A week after my EMP lunch, I went with two friends for dinner. Due to the fact that I was focused on having a good time, I did not take notes. I also didn't have my camera with me, and for some reason the pics I took with my friend's phone camera didn't seem to come out well. So unfortunately for those who read my blog just for food pics, this post will just be me talking about the new menu concept for dinner at EMP versus the old gourmand menu.
The dinner progression started with about 8 separate canapes, about half of which were good and half of which were very good. This was then followed by the four courses from which we chose our main ingredient. This is probably a good amount of food for most people. I've had a friend complain before that the gourmand was just too much, which is understandable. Another good thing about this arrangement of courses is that the pacing is much better. I often felt that the pacing for the eleven courses of the old gourmand menu was a bit erratic at times.

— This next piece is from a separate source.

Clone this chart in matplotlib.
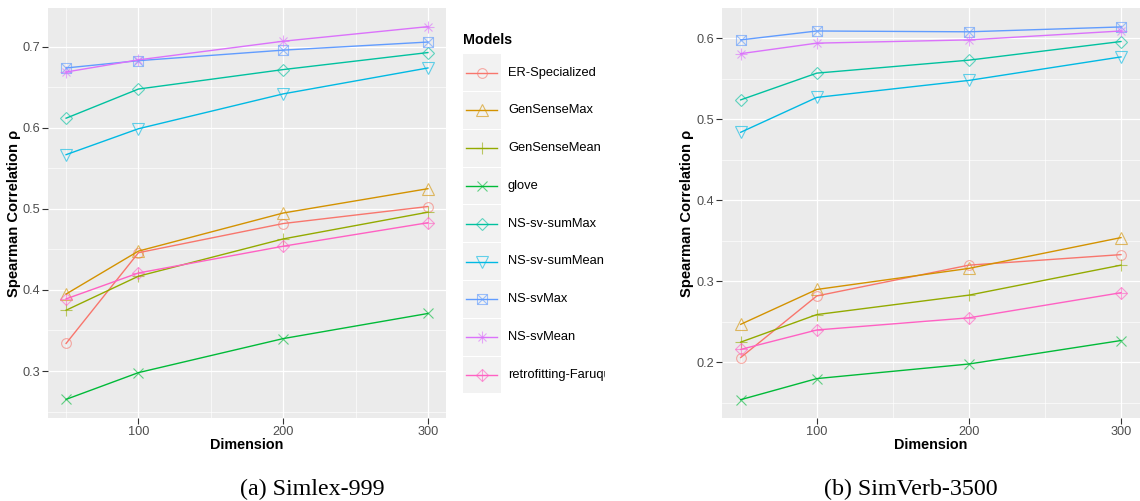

With regards to the food, the style and quality of the food has not really changed. The canapes allow diners to get more tastes, and the combinations are often a bit more creative than the main ingredient dishes. However, I've always felt that EMP's strength came from their composed dishes, so I personally prefer more full courses and less canapes. For example, I always say that it's not hard to make pork belly taste good. It's what you serve with the pork belly that balances or focuses the flavors and the textures that separates those who are truly skilled.
With regards to the new menu concept, I had read this wonderful NY Post article on the new menu prior to going. While I think the concept as shown in that article was much more representative of the experience EMP was going for, I did not feel that my dining experience headed in that direction. While the Post diners used the "dialogue" to move the direction of their dishes, I did not feel that my dialogues with my servers (both lunch and dinner) steered in that direction. Instead, both times my servers said, "If there's anything you do not want in your dish, please let us know." This felt to me like if I didn't like spinach, they would make the same dish but replace spinach with something else. Whereas the way the Post article made it sound, they would try to figure out why I wanted something out (or in) and try to shape the dish to fit what I want.
Then again, if it is indeed this "customizability" that EMP wants from their dialogue between the servers and the diners, then it is a boldly ambitious move. And as such, it is a continually improving process to get to that goal. While my meal was certainly fantastic and I look forward to going back, I feel that they are not yet at where they want to be with the new concept, but that they will continue to try to improve to get to their goal. For right now, even though the lunch menu has more than doubled in price while the dinner menu has come down by about a third, I actually prefer the lunch experience.